Shoyoroll
- Company type: Corporation
- Founded: 2006; 20 years ago
- Founder: Vince “Bear” Quitugua
- Headquarters: Los Alamitos, California, United States
- Area served: Worldwide
- Products: Clothing, Brazilian jiu-jitsu gi
- Website: www.shoyoroll.com

= Shoyoroll =

American clothing brand

Shoyoroll is an American jiu-jitsu lifestyle brand that designs and manufactures Brazilian jiu-jitsu gi, casual apparel, and accessories headquartered in Los Alamitos, California. It is one of the most popular jiu-jitsu brands in the world.

==History==

Shoyoroll was founded by Vince “Bear” Quitugua in 2006. Bear started making t-shirts and caps to show off his creative side inside his garage in Guam. Budo Videos, a martial arts online retailer, started to exclusively sell Shoyoroll gis in North America in 2009.

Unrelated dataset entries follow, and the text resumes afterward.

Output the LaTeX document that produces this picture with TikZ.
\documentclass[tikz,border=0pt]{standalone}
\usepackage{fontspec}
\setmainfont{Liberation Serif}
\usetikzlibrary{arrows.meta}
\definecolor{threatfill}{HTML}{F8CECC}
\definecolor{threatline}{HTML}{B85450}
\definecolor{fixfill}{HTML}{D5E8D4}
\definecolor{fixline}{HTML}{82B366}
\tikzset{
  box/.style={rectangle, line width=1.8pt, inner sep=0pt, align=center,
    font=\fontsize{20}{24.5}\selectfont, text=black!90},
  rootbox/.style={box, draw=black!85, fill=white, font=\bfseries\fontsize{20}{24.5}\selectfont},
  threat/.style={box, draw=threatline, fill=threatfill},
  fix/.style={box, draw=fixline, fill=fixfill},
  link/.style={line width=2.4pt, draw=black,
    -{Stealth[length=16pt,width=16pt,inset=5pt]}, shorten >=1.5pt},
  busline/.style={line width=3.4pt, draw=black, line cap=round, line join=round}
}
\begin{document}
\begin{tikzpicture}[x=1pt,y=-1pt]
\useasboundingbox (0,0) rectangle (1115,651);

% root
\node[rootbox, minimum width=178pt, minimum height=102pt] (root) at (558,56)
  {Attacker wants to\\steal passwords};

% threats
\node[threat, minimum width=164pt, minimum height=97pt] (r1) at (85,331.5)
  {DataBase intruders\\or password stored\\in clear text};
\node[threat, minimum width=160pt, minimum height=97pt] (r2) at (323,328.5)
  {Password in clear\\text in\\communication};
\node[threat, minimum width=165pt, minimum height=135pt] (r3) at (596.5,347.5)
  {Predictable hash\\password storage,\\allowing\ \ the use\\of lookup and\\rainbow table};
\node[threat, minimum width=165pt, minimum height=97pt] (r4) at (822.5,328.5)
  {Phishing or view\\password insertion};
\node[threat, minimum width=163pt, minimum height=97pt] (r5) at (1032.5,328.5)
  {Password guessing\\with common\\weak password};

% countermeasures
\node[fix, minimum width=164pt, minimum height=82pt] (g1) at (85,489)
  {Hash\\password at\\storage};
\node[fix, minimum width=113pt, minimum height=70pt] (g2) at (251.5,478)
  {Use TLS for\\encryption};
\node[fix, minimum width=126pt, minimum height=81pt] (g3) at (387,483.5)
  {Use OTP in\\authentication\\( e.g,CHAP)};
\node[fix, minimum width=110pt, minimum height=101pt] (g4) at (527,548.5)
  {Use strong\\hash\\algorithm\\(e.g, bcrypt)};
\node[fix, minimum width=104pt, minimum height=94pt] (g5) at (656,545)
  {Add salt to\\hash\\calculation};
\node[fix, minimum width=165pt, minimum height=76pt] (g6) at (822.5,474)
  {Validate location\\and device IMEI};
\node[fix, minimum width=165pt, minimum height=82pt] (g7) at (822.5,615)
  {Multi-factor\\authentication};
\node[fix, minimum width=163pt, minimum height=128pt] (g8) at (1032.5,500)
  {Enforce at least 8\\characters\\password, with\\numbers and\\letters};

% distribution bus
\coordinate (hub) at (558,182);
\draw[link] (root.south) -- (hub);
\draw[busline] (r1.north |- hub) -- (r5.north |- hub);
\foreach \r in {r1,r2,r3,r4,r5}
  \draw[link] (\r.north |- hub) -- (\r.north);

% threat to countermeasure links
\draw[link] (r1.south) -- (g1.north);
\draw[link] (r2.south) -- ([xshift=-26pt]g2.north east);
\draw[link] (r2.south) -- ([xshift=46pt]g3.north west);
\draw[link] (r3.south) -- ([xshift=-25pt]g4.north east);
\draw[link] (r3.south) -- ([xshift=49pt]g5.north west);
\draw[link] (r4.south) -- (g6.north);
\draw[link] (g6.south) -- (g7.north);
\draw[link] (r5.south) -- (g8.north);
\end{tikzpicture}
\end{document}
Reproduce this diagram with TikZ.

Shoyoroll announced a collaboration with the IBJJF for an exclusive line of gis in 2023. In 2023, Shoyoroll won 'Brand of the Year' at the JitsMagazine BJJ Awards.

==Partnerships==
Shoyoroll have made collaborations with other brands and companies such as Illest, EA Sports, Undefeated, Albino and Preto and RVCA. They have also collaborated with ONE Championship to produce the official kit for their submission grappling division.